If repeatedly sending kids home for nonviolent offenses doesn’t work, what does? Unfortunately, LAUSD hasn’t provided enough schools with a precise answer to that question. Only about a third of LAUSD’s 900 campuses have received the staff and training necessary to implement these new “restorative justice” policies. While those schools have reported mostly positive outcomes, the other 600 are struggling to deal with disruptive students by any means necessary, including calling the police (and we’ve seen all the good that does). As a veteran police officer told the Times, "Now that they can't suspend, schools want to have officers handle things, but we constantly tell them we can't do this.
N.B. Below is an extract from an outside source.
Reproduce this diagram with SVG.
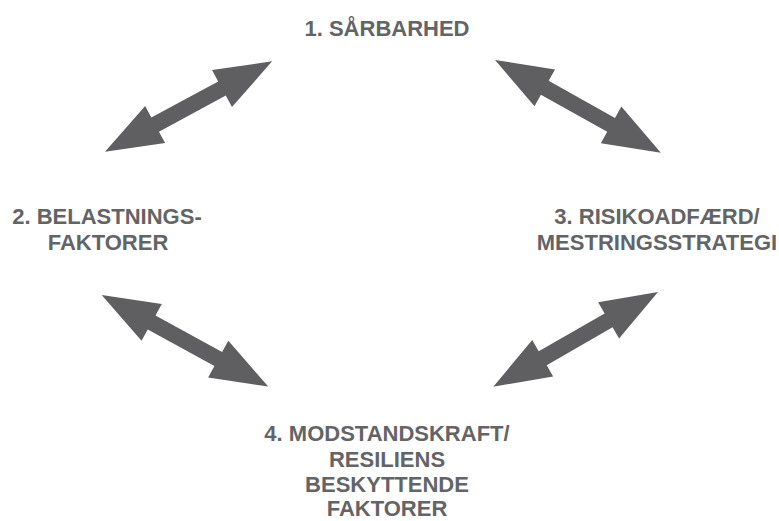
<svg xmlns="http://www.w3.org/2000/svg" xmlns:xlink="http://www.w3.org/1999/xlink" width="779" height="521" viewBox="0 0 779 521">
<style>
  .lbl { font-family: "Liberation Sans", Arial, sans-serif; font-weight: bold; font-size: 22px; fill: #636466; text-anchor: middle; }
  .arr { fill: #5f5f61; }
</style>
<defs>
  <path id="dbl" class="arr" d="M0,0 L57,-21 L57,-8 L133,-8 L133,-21 L190,0 L133,21 L133,8 L57,8 L57,21 Z"/>
</defs>
<rect width="779" height="521" fill="#ffffff"/>
<g id="connectors">
  <use xlink:href="#dbl" href="#dbl" transform="translate(105,151.7) rotate(-28.4)"/>
  <use xlink:href="#dbl" href="#dbl" transform="translate(495,60) rotate(29.2)"/>
  <use xlink:href="#dbl" href="#dbl" transform="translate(101.7,295) rotate(28.8)"/>
  <use xlink:href="#dbl" href="#dbl" transform="translate(493.3,386.7) rotate(-29.9)"/>
</g>
<g id="node1">
  <text class="lbl" x="387" y="36">1. SÅRBARHED</text>
</g>
<g id="node2">
  <text class="lbl" x="107" y="224">2. BELASTNINGS-</text>
  <text class="lbl" x="108" y="250">FAKTORER</text>
</g>
<g id="node3">
  <text class="lbl" x="657" y="224">3. RISIKOADFÆRD/</text>
  <text class="lbl" x="657" y="250">MESTRINGSSTRATEGI</text>
</g>
<g id="node4">
  <text class="lbl" x="387" y="441">4. MODSTANDSKRAFT/</text>
  <text class="lbl" x="387" y="466.5">RESILIENS</text>
  <text class="lbl" x="387" y="492">BESKYTTENDE</text>
  <text class="lbl" x="387" y="516">FAKTORER</text>
</g>
</svg>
Willful defiance is not a crime."

Ramon Cortines, the LAUSD superintendent who inherited these policies, did not dispute the criticisms about their haphazard implementation, instead offering a somewhat garbled analogy to the district’s embarrassment of an effort to provide iPads for every student:

"I will compare it to the iPad," Cortines said. "You cannot piecemeal this kind of thing and think it is going to have the impact that it should have. Don't make a political statement and then don't have the wherewithal to back it up."

In other words, you can’t hand a kid a tablet and just expect him to learn from it, and you can’t ignore misbehavior and expect it to disappear. You have to train teachers better on what exactly “restorative justice” entails, and you need more staff in place to work with these kids in school.